WHAT THE TASK ASKS » Reproduce the listing below in full and without alteration, apart from its pictures.

** begin DATA LINES **

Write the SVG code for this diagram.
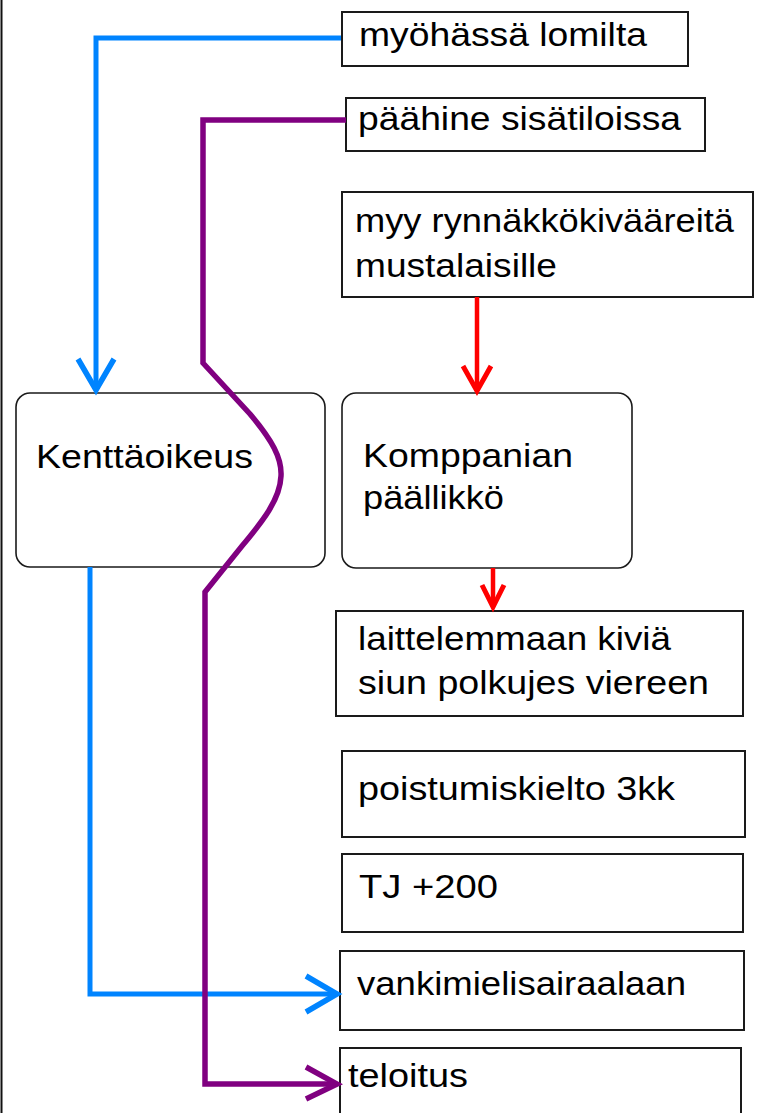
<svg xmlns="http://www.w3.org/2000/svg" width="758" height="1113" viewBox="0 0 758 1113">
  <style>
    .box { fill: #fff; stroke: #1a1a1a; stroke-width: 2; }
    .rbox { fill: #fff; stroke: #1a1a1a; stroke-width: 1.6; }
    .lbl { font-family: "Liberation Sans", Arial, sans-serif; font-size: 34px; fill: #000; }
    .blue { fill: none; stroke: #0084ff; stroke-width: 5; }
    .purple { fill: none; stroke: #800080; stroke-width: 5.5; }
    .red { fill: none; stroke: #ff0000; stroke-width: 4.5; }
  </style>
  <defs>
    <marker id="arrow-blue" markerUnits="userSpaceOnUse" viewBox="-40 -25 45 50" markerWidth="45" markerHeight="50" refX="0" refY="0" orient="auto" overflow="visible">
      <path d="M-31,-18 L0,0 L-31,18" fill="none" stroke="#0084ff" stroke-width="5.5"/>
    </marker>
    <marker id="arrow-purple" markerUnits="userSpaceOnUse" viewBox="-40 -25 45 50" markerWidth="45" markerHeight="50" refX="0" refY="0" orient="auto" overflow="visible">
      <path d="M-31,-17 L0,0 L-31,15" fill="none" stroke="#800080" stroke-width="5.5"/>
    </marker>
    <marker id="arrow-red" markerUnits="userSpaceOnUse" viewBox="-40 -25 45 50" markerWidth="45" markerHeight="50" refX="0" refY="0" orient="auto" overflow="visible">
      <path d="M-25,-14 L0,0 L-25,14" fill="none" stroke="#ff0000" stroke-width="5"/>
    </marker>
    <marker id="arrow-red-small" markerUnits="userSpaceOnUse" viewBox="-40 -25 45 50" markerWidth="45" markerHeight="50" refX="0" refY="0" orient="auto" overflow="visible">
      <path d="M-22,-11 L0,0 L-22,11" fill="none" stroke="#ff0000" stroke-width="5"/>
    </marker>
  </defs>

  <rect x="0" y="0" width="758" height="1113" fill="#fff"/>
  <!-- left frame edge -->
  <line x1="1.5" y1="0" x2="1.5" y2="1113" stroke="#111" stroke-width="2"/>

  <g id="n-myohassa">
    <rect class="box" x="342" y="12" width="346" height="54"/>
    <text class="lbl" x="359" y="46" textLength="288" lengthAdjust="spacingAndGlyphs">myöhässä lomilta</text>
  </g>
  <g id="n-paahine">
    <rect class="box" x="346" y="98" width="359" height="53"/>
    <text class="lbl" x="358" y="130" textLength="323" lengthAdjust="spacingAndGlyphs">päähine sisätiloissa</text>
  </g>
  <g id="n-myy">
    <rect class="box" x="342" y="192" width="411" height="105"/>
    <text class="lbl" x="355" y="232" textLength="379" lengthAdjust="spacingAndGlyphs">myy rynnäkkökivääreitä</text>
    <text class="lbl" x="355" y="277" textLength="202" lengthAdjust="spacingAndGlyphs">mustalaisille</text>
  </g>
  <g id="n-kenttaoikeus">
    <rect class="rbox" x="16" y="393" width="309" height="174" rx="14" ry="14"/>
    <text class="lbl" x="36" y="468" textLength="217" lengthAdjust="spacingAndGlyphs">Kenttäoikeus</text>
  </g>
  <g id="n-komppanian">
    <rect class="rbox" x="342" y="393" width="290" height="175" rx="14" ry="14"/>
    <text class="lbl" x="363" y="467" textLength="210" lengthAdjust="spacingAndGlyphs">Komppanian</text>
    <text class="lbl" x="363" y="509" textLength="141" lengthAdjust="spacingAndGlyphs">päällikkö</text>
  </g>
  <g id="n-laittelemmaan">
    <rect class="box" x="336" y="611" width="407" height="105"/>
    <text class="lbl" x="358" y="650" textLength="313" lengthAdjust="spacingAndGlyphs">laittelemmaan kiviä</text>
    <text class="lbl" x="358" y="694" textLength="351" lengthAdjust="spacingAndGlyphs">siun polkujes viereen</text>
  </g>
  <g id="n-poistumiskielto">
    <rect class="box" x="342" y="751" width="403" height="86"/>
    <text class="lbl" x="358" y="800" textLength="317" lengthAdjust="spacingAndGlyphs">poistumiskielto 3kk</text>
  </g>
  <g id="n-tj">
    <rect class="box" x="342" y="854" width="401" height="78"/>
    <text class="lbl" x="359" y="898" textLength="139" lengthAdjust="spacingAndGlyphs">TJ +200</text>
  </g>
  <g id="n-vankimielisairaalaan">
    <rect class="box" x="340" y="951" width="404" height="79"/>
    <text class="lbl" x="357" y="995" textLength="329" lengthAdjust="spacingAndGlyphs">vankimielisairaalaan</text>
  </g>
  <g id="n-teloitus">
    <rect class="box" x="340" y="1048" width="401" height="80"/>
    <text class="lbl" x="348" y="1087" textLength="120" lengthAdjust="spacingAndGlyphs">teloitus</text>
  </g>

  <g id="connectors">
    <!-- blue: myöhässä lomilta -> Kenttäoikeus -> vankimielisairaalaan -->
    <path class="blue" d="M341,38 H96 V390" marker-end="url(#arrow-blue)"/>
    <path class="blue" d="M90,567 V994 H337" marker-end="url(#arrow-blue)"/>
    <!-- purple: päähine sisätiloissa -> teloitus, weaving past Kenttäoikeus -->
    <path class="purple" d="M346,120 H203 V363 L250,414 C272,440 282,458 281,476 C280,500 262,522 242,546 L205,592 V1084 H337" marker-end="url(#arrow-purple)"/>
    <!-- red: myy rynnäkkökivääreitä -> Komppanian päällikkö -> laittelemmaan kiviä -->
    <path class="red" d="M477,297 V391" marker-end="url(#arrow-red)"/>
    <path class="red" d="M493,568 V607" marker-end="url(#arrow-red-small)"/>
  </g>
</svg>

** end DATA LINES **

IN RESPONSE »
Write the SVG code for this diagram.
<svg xmlns="http://www.w3.org/2000/svg" width="758" height="1113" viewBox="0 0 758 1113">
  <style>
    .box { fill: #fff; stroke: #1a1a1a; stroke-width: 2; }
    .rbox { fill: #fff; stroke: #1a1a1a; stroke-width: 1.6; }
    .lbl { font-family: "Liberation Sans", Arial, sans-serif; font-size: 34px; fill: #000; }
    .blue { fill: none; stroke: #0084ff; stroke-width: 5; }
    .purple { fill: none; stroke: #800080; stroke-width: 5.5; }
    .red { fill: none; stroke: #ff0000; stroke-width: 4.5; }
  </style>
  <defs>
    <marker id="arrow-blue" markerUnits="userSpaceOnUse" viewBox="-40 -25 45 50" markerWidth="45" markerHeight="50" refX="0" refY="0" orient="auto" overflow="visible">
      <path d="M-31,-18 L0,0 L-31,18" fill="none" stroke="#0084ff" stroke-width="5.5"/>
    </marker>
    <marker id="arrow-purple" markerUnits="userSpaceOnUse" viewBox="-40 -25 45 50" markerWidth="45" markerHeight="50" refX="0" refY="0" orient="auto" overflow="visible">
      <path d="M-31,-17 L0,0 L-31,15" fill="none" stroke="#800080" stroke-width="5.5"/>
    </marker>
    <marker id="arrow-red" markerUnits="userSpaceOnUse" viewBox="-40 -25 45 50" markerWidth="45" markerHeight="50" refX="0" refY="0" orient="auto" overflow="visible">
      <path d="M-25,-14 L0,0 L-25,14" fill="none" stroke="#ff0000" stroke-width="5"/>
    </marker>
    <marker id="arrow-red-small" markerUnits="userSpaceOnUse" viewBox="-40 -25 45 50" markerWidth="45" markerHeight="50" refX="0" refY="0" orient="auto" overflow="visible">
      <path d="M-22,-11 L0,0 L-22,11" fill="none" stroke="#ff0000" stroke-width="5"/>
    </marker>
  </defs>

  <rect x="0" y="0" width="758" height="1113" fill="#fff"/>
  <!-- left frame edge -->
  <line x1="1.5" y1="0" x2="1.5" y2="1113" stroke="#111" stroke-width="2"/>

  <g id="n-myohassa">
    <rect class="box" x="342" y="12" width="346" height="54"/>
    <text class="lbl" x="359" y="46" textLength="288" lengthAdjust="spacingAndGlyphs">myöhässä lomilta</text>
  </g>
  <g id="n-paahine">
    <rect class="box" x="346" y="98" width="359" height="53"/>
    <text class="lbl" x="358" y="130" textLength="323" lengthAdjust="spacingAndGlyphs">päähine sisätiloissa</text>
  </g>
  <g id="n-myy">
    <rect class="box" x="342" y="192" width="411" height="105"/>
    <text class="lbl" x="355" y="232" textLength="379" lengthAdjust="spacingAndGlyphs">myy rynnäkkökivääreitä</text>
    <text class="lbl" x="355" y="277" textLength="202" lengthAdjust="spacingAndGlyphs">mustalaisille</text>
  </g>
  <g id="n-kenttaoikeus">
    <rect class="rbox" x="16" y="393" width="309" height="174" rx="14" ry="14"/>
    <text class="lbl" x="36" y="468" textLength="217" lengthAdjust="spacingAndGlyphs">Kenttäoikeus</text>
  </g>
  <g id="n-komppanian">
    <rect class="rbox" x="342" y="393" width="290" height="175" rx="14" ry="14"/>
    <text class="lbl" x="363" y="467" textLength="210" lengthAdjust="spacingAndGlyphs">Komppanian</text>
    <text class="lbl" x="363" y="509" textLength="141" lengthAdjust="spacingAndGlyphs">päällikkö</text>
  </g>
  <g id="n-laittelemmaan">
    <rect class="box" x="336" y="611" width="407" height="105"/>
    <text class="lbl" x="358" y="650" textLength="313" lengthAdjust="spacingAndGlyphs">laittelemmaan kiviä</text>
    <text class="lbl" x="358" y="694" textLength="351" lengthAdjust="spacingAndGlyphs">siun polkujes viereen</text>
  </g>
  <g id="n-poistumiskielto">
    <rect class="box" x="342" y="751" width="403" height="86"/>
    <text class="lbl" x="358" y="800" textLength="317" lengthAdjust="spacingAndGlyphs">poistumiskielto 3kk</text>
  </g>
  <g id="n-tj">
    <rect class="box" x="342" y="854" width="401" height="78"/>
    <text class="lbl" x="359" y="898" textLength="139" lengthAdjust="spacingAndGlyphs">TJ +200</text>
  </g>
  <g id="n-vankimielisairaalaan">
    <rect class="box" x="340" y="951" width="404" height="79"/>
    <text class="lbl" x="357" y="995" textLength="329" lengthAdjust="spacingAndGlyphs">vankimielisairaalaan</text>
  </g>
  <g id="n-teloitus">
    <rect class="box" x="340" y="1048" width="401" height="80"/>
    <text class="lbl" x="348" y="1087" textLength="120" lengthAdjust="spacingAndGlyphs">teloitus</text>
  </g>

  <g id="connectors">
    <!-- blue: myöhässä lomilta -> Kenttäoikeus -> vankimielisairaalaan -->
    <path class="blue" d="M341,38 H96 V390" marker-end="url(#arrow-blue)"/>
    <path class="blue" d="M90,567 V994 H337" marker-end="url(#arrow-blue)"/>
    <!-- purple: päähine sisätiloissa -> teloitus, weaving past Kenttäoikeus -->
    <path class="purple" d="M346,120 H203 V363 L250,414 C272,440 282,458 281,476 C280,500 262,522 242,546 L205,592 V1084 H337" marker-end="url(#arrow-purple)"/>
    <!-- red: myy rynnäkkökivääreitä -> Komppanian päällikkö -> laittelemmaan kiviä -->
    <path class="red" d="M477,297 V391" marker-end="url(#arrow-red)"/>
    <path class="red" d="M493,568 V607" marker-end="url(#arrow-red-small)"/>
  </g>
</svg>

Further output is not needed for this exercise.